O “efeito Syriza” trouxe democracia à União Europeia, o mesmo é dizer que trouxe uma dura dor de cabeça aos tecnocratas europeus habituados a lidarem com governos dóceis, como o português. Ora este “efeito Syriza” não funciona sozinho – viu-se nos últimos meses a falta que fez ao governo de Tsipras um aliado, como o Podemos espanhol. Perante a falta de democracia nas instituições europeias e perante a conivência dos partidos sociais-democratas/socialistas com essa ausência de democracia, faz falta uma nova esquerda de que o espanhol Podemos é o mais significativo – e assustador exemplo para o centro direita e centro esquerda.
Perante isto, e aconteça o que acontecer nas próximas semanas em relação à crise grega, algo já mudou com a vitória do Syriza em Janeiro passado. Falta que os cidadãos europeus ganhem confiança nos partidos de esquerda europeus. Mas essa é uma tarefa muito difícil: não só pela divisão existente entre estes partidos e movimentos, mas sobretudo porque os meios de comunicação social têm privilegiado os partidos do statuo quo em detrimento de outros actores políticos – veja-se quem são os comentadores políticos da televisão portuguesa em sinal aberto.
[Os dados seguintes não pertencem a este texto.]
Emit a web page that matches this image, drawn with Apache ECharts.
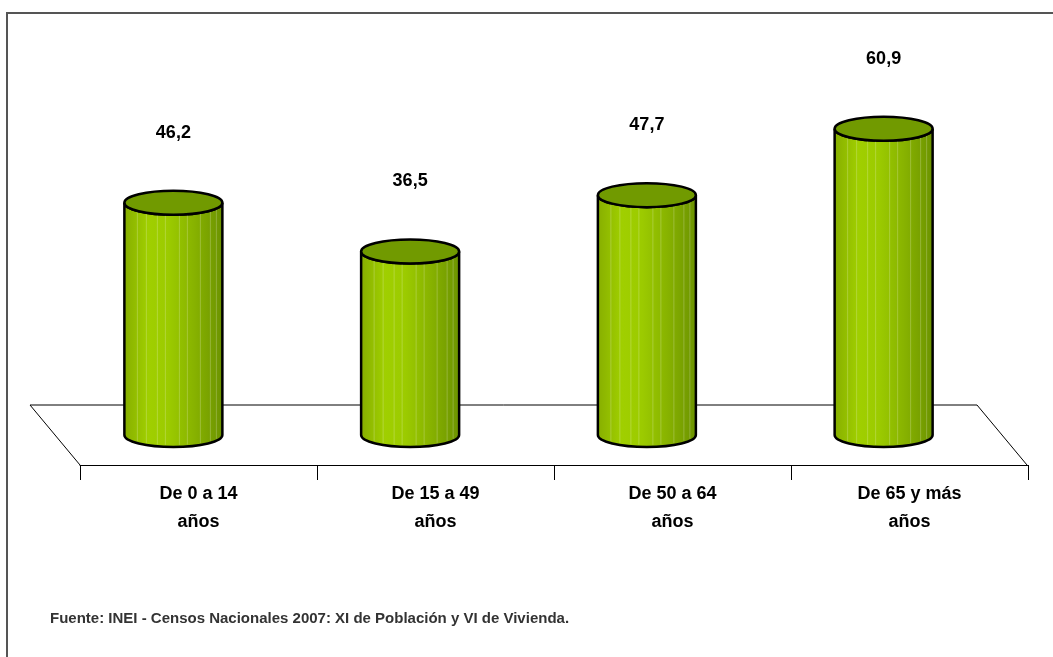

A Europa foi construída por uma elite – primeiro uma elite de políticos, depois uma “elite” de tecnocratas acéfalos e obedientes, comandados pelos altos interesses empresariais e financeiros. É, portanto, uma Europa feita pelo telhado, contra o povo que deveria ser a base desta construção. Ora isso só pode ser resolvido através de uma nova esquerda, e de uma nova política, que represente realmente os cidadãos europeus.